At 1-4, the Cougars are merely trying to save face by beating the Bears. But at 2-3, WSU has a real chance to make something of this 2014 season. If the Cougars can get to 3-3, they have three winnable home games remaining, and under Leach, have proven to be a tough out on the road.
Why not 7-4 or better? Why not qualify for one of the Pac-12’s better bowls?
OK, we’re getting ahead of ourselves here, but the fact remains, the good that was accomplished at Utah is all undone if the Cougars lose Saturday to California. Get to 3-3, and the sky – or at least a decent altitude – is the limit for the Cougars.

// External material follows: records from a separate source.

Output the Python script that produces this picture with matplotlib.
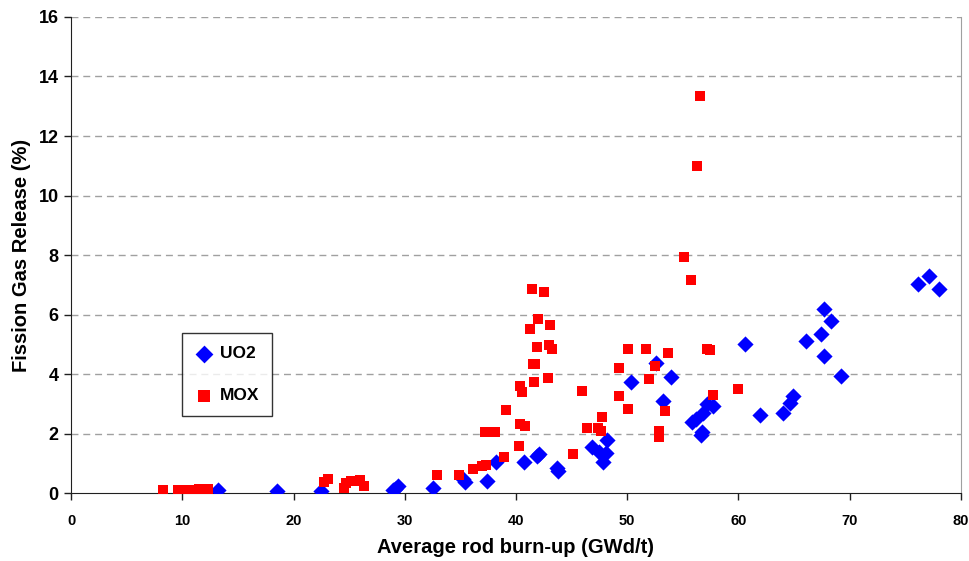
import matplotlib
matplotlib.use("Agg")
import matplotlib.pyplot as plt

plt.rcParams['font.family'] = ['Liberation Sans', 'DejaVu Sans']

uo2_x = [13.2, 18.5, 22.5, 28.9, 29.1, 29.4, 32.5, 35.2, 35.4, 37.4, 38.2, 40.7,
         41.9, 42.1, 43.7, 43.8, 46.8, 47.5, 47.8, 48.1, 48.2, 50.3, 52.6, 53.2,
         53.9, 55.8, 56.2, 56.6, 56.7, 56.8, 57.2, 57.7, 60.6, 61.9, 64.0, 64.6,
         64.9, 66.1, 67.4, 67.7, 67.7, 68.3, 69.2, 76.1, 77.1, 78.0]
uo2_y = [0.10, 0.08, 0.08, 0.10, 0.15, 0.22, 0.16, 0.48, 0.38, 0.40, 1.03, 1.05,
         1.25, 1.30, 0.85, 0.74, 1.56, 1.39, 1.04, 1.33, 1.78, 3.73, 4.36, 3.09,
         3.89, 2.39, 2.48, 1.95, 2.05, 2.70, 2.99, 2.92, 5.02, 2.62, 2.70, 3.01,
         3.26, 5.12, 5.36, 6.17, 4.62, 5.79, 3.93, 7.03, 7.31, 6.85]

mox_x = [8.3, 9.6, 10.0, 10.5, 11.0, 11.5, 11.9, 12.3, 22.7, 23.1, 24.5, 24.7,
         25.2, 25.6, 26.0, 26.3, 32.9, 34.9, 36.1, 36.9, 37.3, 37.2, 37.5, 38.1,
         38.9, 39.1, 40.3, 40.4, 40.5, 40.4, 40.8, 41.3, 41.4, 41.5, 41.7, 41.6,
         41.9, 42.0, 42.5, 42.9, 43.0, 43.1, 43.2, 45.1, 45.9, 46.4, 47.4, 47.6,
         47.7, 49.3, 49.3, 50.1, 50.1, 51.7, 52.0, 52.5, 52.9, 52.9, 53.4, 53.7,
         55.1, 55.7, 56.3, 56.5, 57.2, 57.4, 57.7, 60.0]
mox_y = [0.10, 0.10, 0.08, 0.10, 0.10, 0.12, 0.15, 0.15, 0.37, 0.47, 0.18, 0.33,
         0.40, 0.40, 0.45, 0.24, 0.60, 0.62, 0.80, 0.91, 0.94, 2.04, 2.06, 2.04,
         1.22, 2.78, 1.58, 3.61, 3.41, 2.33, 2.25, 5.50, 6.86, 4.33, 4.33, 3.74,
         4.90, 5.85, 6.75, 3.88, 4.97, 5.65, 4.83, 1.31, 3.44, 2.20, 2.20, 2.08,
         2.57, 3.25, 4.19, 2.82, 4.85, 4.85, 3.83, 4.27, 2.08, 1.87, 2.76, 4.70,
         7.93, 7.15, 10.99, 13.35, 4.85, 4.81, 3.29, 3.51]

x_ticks = [0, 10, 20, 30, 40, 50, 60, 70, 80]
y_ticks = [0, 2, 4, 6, 8, 10, 12, 14, 16]

fig = plt.figure(figsize=(9.69, 5.61), dpi=100)
ax = fig.add_axes([0.0733, 0.1212, 0.9184, 0.8485])

ax.scatter(uo2_x, uo2_y, marker='D', s=68, color='#0000FF', label='UO2', zorder=3, linewidths=0)
ax.scatter(mox_x, mox_y, marker='s', s=60, color='#FF0000', label='MOX', zorder=3, linewidths=0)

ax.set_xlim(0, 80)
ax.set_ylim(0, 16)
ax.set_xticks(x_ticks)
ax.set_yticks(y_ticks)
ax.set_xticklabels([str(t) for t in x_ticks], fontsize=10.5, fontweight='bold')
ax.set_yticklabels([str(t) for t in y_ticks], fontsize=13, fontweight='bold')

for yv in y_ticks[1:]:
    ax.axhline(yv, color='#A0A0A0', linestyle=(0, (5, 3.5)), linewidth=1.0, zorder=1)

ax.spines['top'].set_visible(False)
ax.spines['right'].set_color('#A0A0A0')
ax.spines['left'].set_color('#202020')
ax.spines['bottom'].set_color('#202020')
ax.tick_params(axis='both', direction='out', length=5, width=1, color='#202020')
ax.tick_params(axis='x', pad=10)
ax.tick_params(axis='y', pad=4)

ax.set_xlabel('Average rod burn-up (GWd/t)', fontsize=14.5, fontweight='bold', labelpad=7)
ax.set_ylabel('Fission Gas Release (%)', fontsize=14.5, fontweight='bold', labelpad=5)

leg = ax.legend(loc='upper left', bbox_to_anchor=(0.125, 0.336, 0.101, 0.0), mode='expand',
                frameon=True, fancybox=False, edgecolor='black',
                prop={'weight': 'bold', 'size': 12.5},
                handletextpad=0.44, labelspacing=1.55, borderpad=0.75, handlelength=1.0,
                borderaxespad=0, markerscale=1.1)
leg.get_frame().set_linewidth(1.0)

fig.savefig('out.png', dpi=100)
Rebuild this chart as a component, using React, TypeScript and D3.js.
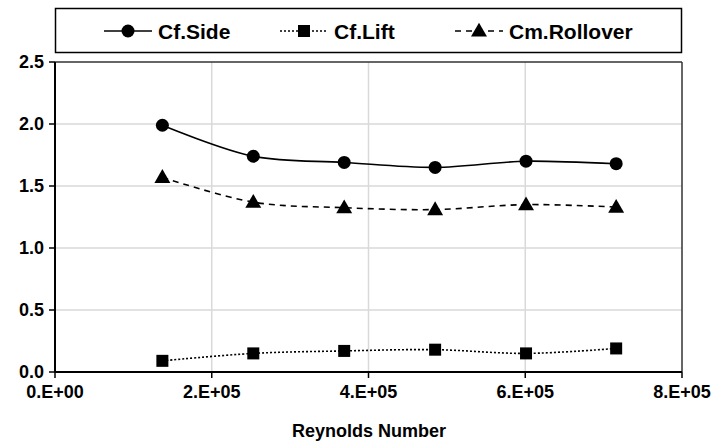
import React from "react";
import * as d3 from "d3";

const W = 713;
const H = 443;
const FONT = "'Liberation Sans', Arial, sans-serif";

// Reynolds numbers (x) and coefficients
const reynolds = [137000, 253000, 369000, 485000, 601000, 716000];
const cfSide = [1.99, 1.74, 1.69, 1.65, 1.7, 1.68];
const cfLift = [0.09, 0.15, 0.17, 0.18, 0.15, 0.19];
const cmRollover = [1.57, 1.37, 1.325, 1.31, 1.35, 1.33];

const xTicks = [0, 200000, 400000, 600000, 800000];
const xTickLabels = ["0.E+00", "2.E+05", "4.E+05", "6.E+05", "8.E+05"];
const yTicks = [0, 0.5, 1.0, 1.5, 2.0, 2.5];

const margin = { left: 55, right: 31, top: 62, bottom: 71 };

const x = d3.scaleLinear().domain([0, 800000]).range([margin.left, W - margin.right]);
const y = d3.scaleLinear().domain([0, 2.5]).range([H - margin.bottom, margin.top]);

const series = [
  { name: "Cf.Side", values: cfSide, dash: "none", marker: "circle", legendX: 104 },
  { name: "Cf.Lift", values: cfLift, dash: "2,2", marker: "square", legendX: 280 },
  { name: "Cm.Rollover", values: cmRollover, dash: "6,5", marker: "triangle", legendX: 455 },
];

const line = d3
  .line<[number, number]>()
  .x((d) => x(d[0]))
  .y((d) => y(d[1]))
  .curve(d3.curveCatmullRom.alpha(0.5));

const Marker = ({ type, cx, cy }: { type: string; cx: number; cy: number }) => {
  if (type === "circle") return <circle cx={cx} cy={cy} r={6.5} fill="#000" />;
  if (type === "square") return <rect x={cx - 6} y={cy - 6} width={12} height={12} fill="#000" />;
  const p = d3.symbol(d3.symbolTriangle, 110)();
  return <path d={p || ""} transform={`translate(${cx},${cy + 1})`} fill="#000" />;
};

export default function App() {
  const [x0, x1] = x.range();
  const [yb, yt] = y.range();
  return (
    <div style={{ position: "fixed", left: 0, top: 0 }}>
      <svg width={W} height={H} style={{ display: "block", background: "#fff" }} fontFamily={FONT}>
        {/* gridlines */}
        {yTicks.slice(1, -1).map((t) => (
          <line key={"gy" + t} x1={x0} x2={x1} y1={y(t)} y2={y(t)} stroke="#d9d9d9" strokeWidth={1.5} />
        ))}
        {xTicks.slice(1, -1).map((t) => (
          <line key={"gx" + t} x1={x(t)} x2={x(t)} y1={yt} y2={yb} stroke="#d9d9d9" strokeWidth={1.5} />
        ))}
        {/* frame */}
        <line x1={x0} x2={x1} y1={yt} y2={yt} stroke="#333" strokeWidth={1.5} />
        <line x1={x1} x2={x1} y1={yt} y2={yb} stroke="#333" strokeWidth={1.5} />
        <line x1={x0} x2={x0} y1={yt} y2={yb} stroke="#000" strokeWidth={2} />
        <line x1={x0} x2={x1} y1={yb} y2={yb} stroke="#000" strokeWidth={2} />
        {/* y ticks */}
        {yTicks.map((t) => (
          <g key={"ty" + t}>
            <line x1={x0 - 6} x2={x0} y1={y(t)} y2={y(t)} stroke="#000" strokeWidth={1.5} />
            <text x={x0 - 11} y={y(t)} dy="0.36em" textAnchor="end" fontSize={18} fontWeight="bold">
              {t.toFixed(1)}
            </text>
          </g>
        ))}
        {/* x ticks */}
        {xTicks.map((t, i) => (
          <g key={"tx" + t}>
            <line x1={x(t)} x2={x(t)} y1={yb} y2={yb + 6} stroke="#000" strokeWidth={1.5} />
            <text x={x(t)} y={yb + 26} textAnchor="middle" fontSize={18} fontWeight="bold">
              {xTickLabels[i]}
            </text>
          </g>
        ))}
        <text x={369} y={437} textAnchor="middle" fontSize={18} fontWeight="bold">
          Reynolds Number
        </text>
        {/* series */}
        {series.map((s) => {
          const pts = reynolds.map((r, i) => [r, s.values[i]] as [number, number]);
          return (
            <g key={s.name}>
              <path d={line(pts) || ""} fill="none" stroke="#000" strokeWidth={1.6} strokeDasharray={s.dash} />
              {pts.map((p, i) => (
                <Marker key={i} type={s.marker} cx={x(p[0])} cy={y(p[1])} />
              ))}
            </g>
          );
        })}
        {/* legend */}
        <rect x={55.5} y={8.5} width={626} height={44} fill="#fff" stroke="#000" strokeWidth={1.5} />
        {series.map((s) => (
          <g key={"lg" + s.name}>
            <line x1={s.legendX} x2={s.legendX + 48} y1={31} y2={31} stroke="#000" strokeWidth={1.6} strokeDasharray={s.dash} />
            <Marker type={s.marker} cx={s.legendX + 24} cy={31} />
            <text x={s.legendX + 54} y={31} dy="0.36em" fontSize={21} fontWeight="bold">
              {s.name}
            </text>
          </g>
        ))}
      </svg>
    </div>
  );
}
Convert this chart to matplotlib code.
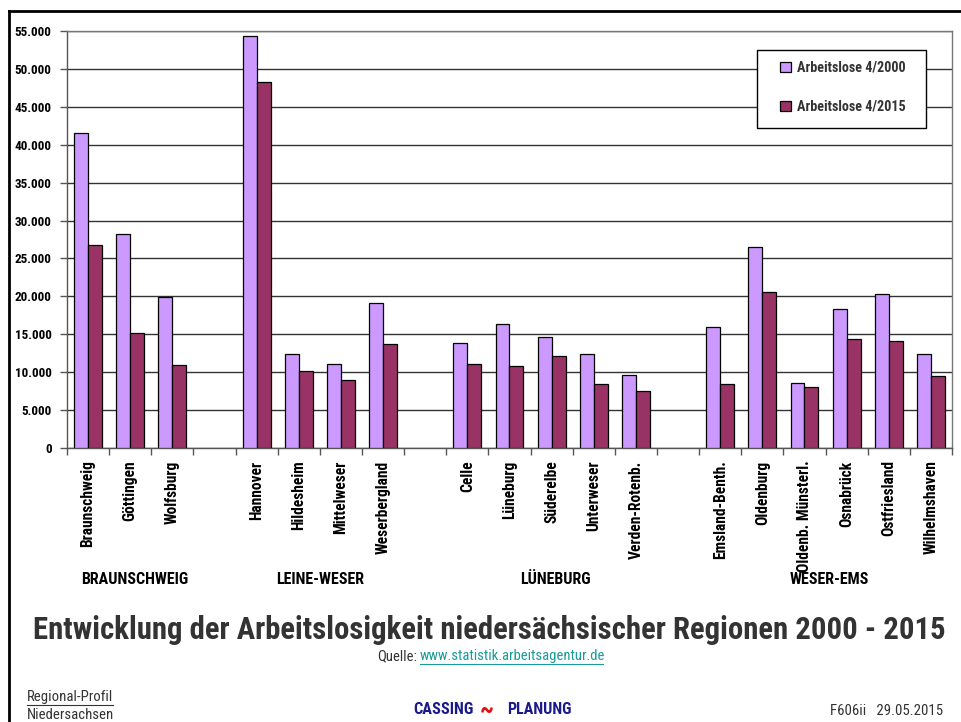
import matplotlib
matplotlib.use("Agg")
import matplotlib.pyplot as plt
from matplotlib import font_manager as fm
from matplotlib.lines import Line2D
from matplotlib.patches import Rectangle
import numpy as np

# choose a narrow font if one exists
names = {f.name for f in fm.fontManager.ttflist}
stretch = "normal"
base = "Liberation Sans"
for cand in ["Liberation Sans Narrow", "Arial Narrow", "Roboto Condensed", "Open Sans Condensed"]:
    if cand in names:
        base = cand
        break
else:
    if any(f.name == "DejaVu Sans" and f.stretch == "condensed" for f in fm.fontManager.ttflist):
        base = "DejaVu Sans"
        stretch = "condensed"
plt.rcParams['font.family'] = [base, 'DejaVu Sans']
plt.rcParams['font.stretch'] = stretch

# slots (empty strings = gaps between groups)
categories = ["Braunschweig", "Göttingen", "Wolfsburg", "",
              "Hannover", "Hildesheim", "Mittelweser", "Weserbergland", "",
              "Celle", "Lüneburg", "Süderelbe", "Unterweser", "Verden-Rotenb.", "",
              "Emsland-Benth.", "Oldenburg", "Oldenb. Münsterl.", "Osnabrück", "Ostfriesland", "Wilhelmshaven"]
values_2000 = [41510, 28180, 19870, None,
               54300, 12420, 11120, 19090, None,
               13890, 16350, 14640, 12440, 9590, None,
               15960, 26500, 8530, 18280, 20260, 12400]
values_2015 = [26730, 15130, 10990, None,
               48270, 10220, 8930, 13720, None,
               11120, 10860, 12180, 8480, 7560, None,
               8400, 20530, 8040, 14420, 14150, 9450]
groups = ["BRAUNSCHWEIG", "LEINE-WESER", "LÜNEBURG", "WESER-EMS"]
group_centers = [1.6, 6.0, 11.6, 18.1]
series_names = ["Arbeitslose 4/2000", "Arbeitslose 4/2015"]
yticks = list(range(0, 55001, 5000))

c2000 = "#CC99FF"
c2015 = "#993366"

fig = plt.figure(figsize=(9.61, 7.22), dpi=100)
renderer = fig.canvas.get_renderer()


def fit(t, target_px, axis="w"):
    bb = t.get_window_extent(renderer=renderer)
    cur = bb.width if axis == "w" else bb.height
    if cur > 0:
        t.set_fontsize(t.get_fontsize() * target_px / cur)
    return t


def fx(px):
    return px / 961


def fy(py):
    return 1 - py / 722


ax = fig.add_axes([fx(67), fy(448), 885/961, 417/722])

x = np.arange(len(categories)) + 0.5
w = 0.33
idx = [i for i, v in enumerate(values_2000) if v is not None]
xa = np.array([x[i] for i in idx])
ax.bar(xa - w/2, [values_2000[i] for i in idx], width=w, color=c2000,
       edgecolor="black", linewidth=0.9, zorder=3, label=series_names[0])
ax.bar(xa + w/2, [values_2015[i] for i in idx], width=w, color=c2015,
       edgecolor="black", linewidth=0.9, zorder=3, label=series_names[1])

ax.set_xlim(0, len(categories))
ax.set_ylim(0, 55000)
ax.set_yticks(yticks)
ax.set_yticklabels([f"{v:,}".replace(",", ".") for v in yticks],
                   fontsize=10, fontweight="bold")
ax.yaxis.grid(True, color="#333333", linewidth=1.0, zorder=0)
ax.set_axisbelow(True)

ax.set_xticks(np.arange(0, len(categories) + 1), minor=True)
ax.set_xticks(x)
ax.set_xticklabels(categories, rotation=90, fontsize=10, fontweight="bold")
ax.tick_params(axis="x", which="major", length=0, pad=9)
ax.tick_params(axis="x", which="minor", length=5, color="#555555", width=1)
ax.tick_params(axis="y", length=5, color="#555555", width=1, pad=6)

for s in ax.spines.values():
    s.set_color("#777777")
    s.set_linewidth(1.0)
ax.spines["left"].set_color("#555555")
ax.spines["bottom"].set_color("#555555")

# scale tick label fonts to the reference sizes
fig.canvas.draw()
yl = ax.get_yticklabels()[-1]
ysz = yl.get_fontsize() * 37 / yl.get_window_extent(renderer).width
for t in ax.get_yticklabels():
    t.set_fontsize(ysz)
xl = ax.get_xticklabels()[17]
xsz = xl.get_fontsize() * 112 / xl.get_window_extent(renderer).height
for t in ax.get_xticklabels():
    t.set_fontsize(xsz)

# legend: frame drawn as its own rectangle, entries placed inside
tmp = fig.text(0, 0, series_names[0], fontsize=10, fontweight="bold")
fit(tmp, 109)
lsz = tmp.get_fontsize()
tmp.remove()

fig.add_artist(Rectangle((fx(757), fy(128)), fx(926) - fx(757), fy(50) - fy(128),
                         transform=fig.transFigure, facecolor="white",
                         edgecolor="black", linewidth=1.0, zorder=4))
leg = fig.legend(loc="upper left", bbox_to_anchor=(fx(780), fy(61)),
                 bbox_transform=fig.transFigure,
                 frameon=False, handlelength=0.75, handleheight=0.75, handletextpad=0.45,
                 labelspacing=1.75, borderpad=0, borderaxespad=0,
                 prop={"weight": "bold", "size": lsz, "stretch": stretch})
leg.set_zorder(5)
for t in leg.get_texts():
    t.set_color("#333333")

# group labels
gsz = None
for g, gc in zip(groups, group_centers):
    t = fig.text(fx(67 + gc * 885/21), fy(580), g, ha="center", va="center",
                 fontsize=10, fontweight="bold")
    if gsz is None:
        fit(t, 107)
        gsz = t.get_fontsize()
    else:
        t.set_fontsize(gsz)

# title and source
title = fig.text(fx(489), fy(630),
                 "Entwicklung der Arbeitslosigkeit niedersächsischer Regionen 2000 - 2015",
                 ha="center", va="center", fontsize=22, fontweight="bold", color="#333333")
fit(title, 912)
link = fig.text(fx(420), fy(656), "www.statistik.arbeitsagentur.de", ha="left", va="center",
                fontsize=10, color="#1a9a9a")
fit(link, 183)
fig.text(fx(417), fy(656), "Quelle:", ha="right", va="center",
         fontsize=link.get_fontsize(), color="#333333")
fig.add_artist(Line2D([fx(420), fx(603)], [fy(664), fy(664)], color="#1a9a9a", linewidth=0.8))

# footer
nied = fig.text(fx(27), fy(715), "Niedersachsen", ha="left", va="center", fontsize=10, color="#333333")
fit(nied, 86)
reg = fig.text(fx(27), fy(697), "Regional-Profil", ha="left", va="center",
               fontsize=nied.get_fontsize(), color="#333333")
rb = reg.get_window_extent(renderer)
fig.add_artist(Line2D([fx(27), fx(27 + rb.width)], [fy(705), fy(705)], color="#333333", linewidth=0.8))
t = fig.text(fx(474), fy(710), "CASSING", ha="right", va="center", fontsize=10,
             fontweight="bold", color="#1a1a8c")
fit(t, 60)
fig.text(fx(487), fy(711), "~", ha="center", va="center", fontsize=18,
         fontweight="bold", color="#dd1111")
t = fig.text(fx(507), fy(710), "PLANUNG", ha="left", va="center", fontsize=10,
             fontweight="bold", color="#1a1a8c")
fit(t, 64)
t = fig.text(fx(943), fy(711), "F606ii   29.05.2015", ha="right", va="center", fontsize=10, color="#333333")
fit(t, 112)

# frame lines
fig.add_artist(Line2D([fx(9), 1.0], [fy(11), fy(11)], color="black", linewidth=2))
fig.add_artist(Line2D([fx(9), fx(9)], [fy(11), 0], color="black", linewidth=2))

fig.savefig("out.png", dpi=100)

The learning process appears to have accelerated at Cal, which no longer looks like a gimme for the Cougars. Cal is 3-1, and really should be 4-0; the Bears dominated Arizona for three quarters and lost due to a Hail Mary heave on the final play of the game in a 49-45 loss to the Wildcats.
True, the Bears haven’t played a schedule as difficult as Washington State’s, but 3-1 for a young, improving team is big. They’re growing in confidence and capable of playing beyond their abilities.
With five of Cal’s final six games against top 20 teams, the Bears might be thinking this is their last great shot at getting a win. At least the Bears know what they’re getting in Washington State, as both teams use some of the same passing game principles.
As you might expect, Cal is among the national leaders in passing statistics. The Bears are No. 2 in passing efficiency, fifth in scoring offense (47.5 ppg), eighth in passing offense (363.8 ypg) and 13th in total offense (536 ypg). Where the Bears struggle is exactly what will excite the Cougars: pass defense: Cal is No. 123 in pass defense (349.8 ypg), No. 69 in pass efficiency defense, No. 110 in total defense (477.8 ypg) and No. 104 in scoring defense (35.8 ppg).
Saturday night’s game features two of the country’s top quarterbacks in WSU’s Connor Halliday and Cal’s Jared Goff. While Halliday is No. 1 nationally in passing yards, Goff isn’t far behind at No. 9, averaging 334.8 yards per game.
Curiously, while the Bears throw the ball a lot, they don’t have a single receiver among the nation’s top 100 in receiving yards; WSU, by contrast, has four among the top 50. Trevor Davis leads the Bears with 12 catches for 220 yards, while three others are near 200 receiving yards in Bryce Treggs (12-192), Chris Harper (11-184) and Darius Powe (9-188).
One difference between the Bears and Cougars is that Cal puts more emphasis on its running game. Daniel Lasco leads the Bears with 55 carries for 347 yards and two touchdowns. In last Saturday’s 59-56 overtime win over Colorado, Lasco ran 18 times for 108 yards.
Defensively, the Bears don’t have a sack specialist – the team leaders are defensive ends Brennan Scarlett and Todd Barr with two each. Safety Griffin Piatt leads California with three interceptions, while the Bears’ tackle leaders are linebackers Jalen Jefferson (22), Jake Kearney (16) and Michael Barton (16).
The series: Last season, Halliday passed for 521 yards and three touchdowns to lead Washington State to a 44-22 win over Cal in Berkeley. Goff also had a big day, with 489 passing yards. The Cougars never trailed, but it was only 21-15 at hafltime. WSU scored two third-quarter touchdowns, including one on a 72-yard pass from Halliday to Vince Mayle to take a 35-15 lead.
Last year’s win ended an eight-game losing streak to California. The last time the Cougars beat the Bears in Pullman was 2001, a 51-20 victory.
Familiar faces: Former Cougar David Davis is a Bear defensive lineman by way of JC ball after leaving WSU. The Bears’ lone player from Washington is redshirt-sophomore cornerback Cedric Dozier (Tacoma), who strongly considered the Cougs before picking Cal. Bears coach Sonny Dykes spent seven years coaching for Mike Leach while at Texas Tech, as receivers coach (2000-04) and offensive coordinator (2005-06). Defensive Backs coach Greg Burns Burns was a four-year letterwinner (1991-93, 1995) and three-year starter at Washington State. He earned both his bachelor’s degree in psychology and his master’s in counseling psychology from Washington State.